Detroit battles the S-Class with a decidedly American take on the luxury sedan.
– Detroit, Michigan
Almost every day when I leave the Motor1 office, I follow a trailer full of Cadillac CT6 sedans and Chevy Volt plug-ins onto the freeway. The Hamtramck plant that builds the two very dissimilar cars is only a mile (1.6 kilometres) away from our Detroit headquarters; there are only three cars being built within the city limits, the third being the ultra low-volume Viper. Building the Cadillac CT6 here was no accident – it’s a strong signal that this new Caddy is an all-American take on the luxury sedan.
The pinnacle of the Cadillac range (for now, at least), the CT6 is a large, comfortable luxury machine in the traditional genre. But it’s also supremely modern, made from a mix of aluminum and steel to shave weight, packing four- and six-cylinder engines but no V8 to save fuel, and loaded with new technologies to compete with the best German rivals. While it might not be enough to knock the Mercedes-Benz S-Class off its best-in-class mantle, the CT6 comes closer than any Cadillac has for years.
- It’s hugely spacious. The Cadillac CT6 is a long car – though a couple inches shorter than its German rivals, the A8, 7 Series, and S-Class – but its proportions don’t make it look huge or bloated. The benefit to its 204-inch (5,182-millimetre) length is immense interior room. Adult passengers luxuriate in acres of legroom in the back seats, and the trunk is similarly generous, with plentiful storage for a long vacation’s-worth of luggage.
- Once you’re comfortably ensconced in that roomy cabin, the rest of the world seems to melt away. The suspension dilutes all but the harshest bumps, while the car itself is so well insulated you’ll barely hear any outside noises - which is fine, because the interior noises are great, too.
- Debate all you want about the virtues of a high-end sound system in a moving car with lots of background noise, but the $3,700 ($4,255 CAD) Bose Panaray system fitted to this car is worth the admission price. Thanks to a whopping 34 speakers (other CT6s come with 8- or 10-speaker Bose setups) and clever digital signal processing, every song I listened to came through incredibly crisp, clear, lifelike, and more than loud enough to drown out the noise of other traffic. Audiophiles should note that a CD player is only available as an option on the CT6, but between several USB ports, an auxiliary port, and Bluetooth audio streaming, there are plenty of ways to get your music to the Bose system.

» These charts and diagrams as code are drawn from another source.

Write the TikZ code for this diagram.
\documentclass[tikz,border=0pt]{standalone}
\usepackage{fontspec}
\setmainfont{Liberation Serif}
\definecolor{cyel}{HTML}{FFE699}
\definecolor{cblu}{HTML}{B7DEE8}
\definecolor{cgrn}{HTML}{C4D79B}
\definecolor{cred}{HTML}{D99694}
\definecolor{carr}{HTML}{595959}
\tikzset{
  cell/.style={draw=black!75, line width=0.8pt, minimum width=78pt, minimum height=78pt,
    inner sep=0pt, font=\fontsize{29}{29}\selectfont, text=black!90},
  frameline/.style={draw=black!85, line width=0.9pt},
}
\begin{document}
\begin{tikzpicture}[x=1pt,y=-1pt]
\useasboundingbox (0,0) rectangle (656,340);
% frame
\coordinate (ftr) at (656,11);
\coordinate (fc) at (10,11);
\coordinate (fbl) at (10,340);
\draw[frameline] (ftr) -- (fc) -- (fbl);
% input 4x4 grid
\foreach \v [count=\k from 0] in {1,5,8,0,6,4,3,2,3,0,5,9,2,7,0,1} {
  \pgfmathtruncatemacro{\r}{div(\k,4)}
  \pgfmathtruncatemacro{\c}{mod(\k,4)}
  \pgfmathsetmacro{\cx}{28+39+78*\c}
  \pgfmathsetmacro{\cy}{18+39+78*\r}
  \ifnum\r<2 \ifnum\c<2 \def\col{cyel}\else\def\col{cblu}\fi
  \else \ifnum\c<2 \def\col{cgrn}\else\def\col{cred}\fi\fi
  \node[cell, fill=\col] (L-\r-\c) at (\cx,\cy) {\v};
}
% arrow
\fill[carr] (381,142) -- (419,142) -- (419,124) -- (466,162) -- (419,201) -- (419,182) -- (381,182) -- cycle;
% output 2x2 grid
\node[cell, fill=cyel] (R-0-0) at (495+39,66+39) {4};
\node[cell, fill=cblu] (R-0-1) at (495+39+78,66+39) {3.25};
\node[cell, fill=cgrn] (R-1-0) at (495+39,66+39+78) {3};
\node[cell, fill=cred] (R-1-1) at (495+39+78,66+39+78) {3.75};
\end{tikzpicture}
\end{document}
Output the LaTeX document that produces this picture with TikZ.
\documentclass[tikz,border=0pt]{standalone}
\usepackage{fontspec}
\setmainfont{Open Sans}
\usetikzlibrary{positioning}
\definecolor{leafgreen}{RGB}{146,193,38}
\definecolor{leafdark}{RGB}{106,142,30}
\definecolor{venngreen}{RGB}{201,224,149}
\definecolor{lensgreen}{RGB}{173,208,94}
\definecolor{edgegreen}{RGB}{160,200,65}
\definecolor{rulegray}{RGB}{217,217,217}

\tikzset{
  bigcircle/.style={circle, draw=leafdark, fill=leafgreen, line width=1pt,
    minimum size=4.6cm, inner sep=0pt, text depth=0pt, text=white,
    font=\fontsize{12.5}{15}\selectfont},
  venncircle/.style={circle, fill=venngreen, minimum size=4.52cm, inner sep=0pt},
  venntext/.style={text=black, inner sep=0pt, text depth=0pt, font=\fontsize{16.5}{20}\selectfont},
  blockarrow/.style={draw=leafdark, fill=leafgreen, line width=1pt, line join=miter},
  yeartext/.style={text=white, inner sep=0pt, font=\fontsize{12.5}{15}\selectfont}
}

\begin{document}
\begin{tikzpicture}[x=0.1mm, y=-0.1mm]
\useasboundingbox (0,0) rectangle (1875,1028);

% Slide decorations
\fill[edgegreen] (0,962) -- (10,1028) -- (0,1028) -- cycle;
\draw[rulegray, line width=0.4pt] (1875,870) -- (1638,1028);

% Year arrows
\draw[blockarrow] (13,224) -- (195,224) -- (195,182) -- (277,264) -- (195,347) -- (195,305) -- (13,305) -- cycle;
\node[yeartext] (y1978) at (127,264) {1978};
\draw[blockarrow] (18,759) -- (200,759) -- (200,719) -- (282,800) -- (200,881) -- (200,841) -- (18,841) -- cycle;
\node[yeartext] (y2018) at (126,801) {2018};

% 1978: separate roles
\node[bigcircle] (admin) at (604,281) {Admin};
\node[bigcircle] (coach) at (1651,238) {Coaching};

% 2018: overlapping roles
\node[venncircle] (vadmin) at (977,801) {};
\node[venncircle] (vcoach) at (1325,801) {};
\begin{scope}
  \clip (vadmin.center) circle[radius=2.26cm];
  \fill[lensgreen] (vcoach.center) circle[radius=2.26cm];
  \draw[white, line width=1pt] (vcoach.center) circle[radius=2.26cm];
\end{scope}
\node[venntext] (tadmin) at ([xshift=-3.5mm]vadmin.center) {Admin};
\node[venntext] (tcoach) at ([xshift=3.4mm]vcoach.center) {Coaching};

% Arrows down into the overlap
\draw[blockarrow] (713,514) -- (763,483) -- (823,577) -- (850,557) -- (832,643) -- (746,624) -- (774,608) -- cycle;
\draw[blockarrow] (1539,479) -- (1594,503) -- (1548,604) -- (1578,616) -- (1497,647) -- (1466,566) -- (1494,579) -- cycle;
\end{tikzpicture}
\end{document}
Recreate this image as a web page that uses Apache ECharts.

- The well-appointed interior lives up to the price tag. I love the smart materials in the CT6, the very modern design, and the minimalism of the center stack. Instead of buttons and flash and glitz, the Cadillac’s cabin delivers style with plenty of function. The fully digital instrument cluster is an excellent touch, especially with the ability to replace the speedometer with an optional night vision display. I also love how neatly Cadillac integrated the 10.2-inch CUE touchscreen into the dashboard. Whereas some cars simply tack the screen on, as if simply installing an iPad Mini, Cadillac’s designers deftly mounted the display as part of the very button-free center stack.
- The CT6 could do with making a bolder styling statement. It’s a handsome car, with lovely proportions and a striking light signature that instantly identifies it as a Cadillac. But from the Mercedes-like chrome grille to the soft, plain rump, the CT6 is much more anonymous than Cadillac’s striking ATS and CTS.
- Though upshifts are silky-smooth, the eight-speed automatic transmission routinely jolts as it descends through its ratios. The effect is most notable when slowing gently to a stop, as the downshift into first gear jerks through the whole car at about four miles per hour (six kilometres per hour). It’s an unwelcome trait in a gearbox that is otherwise notable for the fact that occupants rarely notice it.
- The biturbo 3.0-litre V6 engine has smoothness and refinement in spades. What I wish it had more of was head-jerking thrust. The CT6 will get up and hustle when you wake up both turbos, but it never feels as powerful as the 404-hp label promises. Where’s the urgent punch I love in the CTS VSport’s 420-hp biturbo 3.6-litre engine?
- I like using the new touchpad as much as I like the touchpads in Lexus cars - not at all. It’s finicky and overly sensitive, and tapping the larger, clear touchscreen is far easier and less distracting when behind the wheel.